Indonesia has surged to the top of the global tax expenditure transparency rankings, overtaking South Korea in the 2026 Global Tax Expenditures Transparency Index (GTETI). This index evaluates countries based on the regularity, quality, and breadth of their tax expenditure reports. Indonesia, Southeast Asia’s largest economy, now leads the list, closely followed by South Korea and Australia, with a score of 79.9 out of 100.
According to Deni Surjantoro, a spokesperson for Indonesia’s Finance Ministry, the country’s tax expenditure report plays a vital role in ensuring transparent monitoring of tax incentives and expenditures. These incentives demonstrate the government’s commitment to supporting the broader public, including micro, small, and medium enterprises (MSMEs).

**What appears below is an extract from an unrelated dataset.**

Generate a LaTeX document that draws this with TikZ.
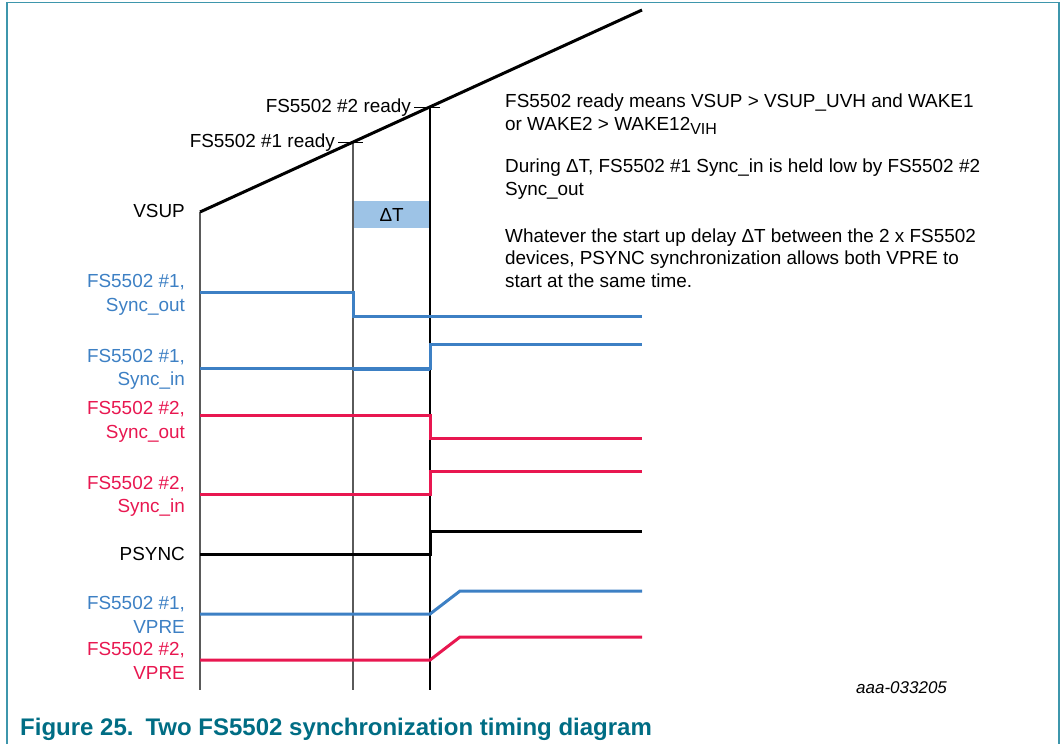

In 2025, more than 70% of Indonesia’s total tax expenditures, amounting to Rp 389 trillion ($22 billion), benefited households and MSMEs. These incentives are aimed at addressing basic needs such as food, housing, education, healthcare, and transportation, as well as fostering job creation and enhancing the quality of life.
The Indonesian government remains dedicated to enhancing the transparency of its tax expenditures, viewing it as an essential component of responsible and accountable fiscal governance. Surjantoro emphasized the importance of transparency in ensuring that the public can monitor the effectiveness of tax incentives and expenditures.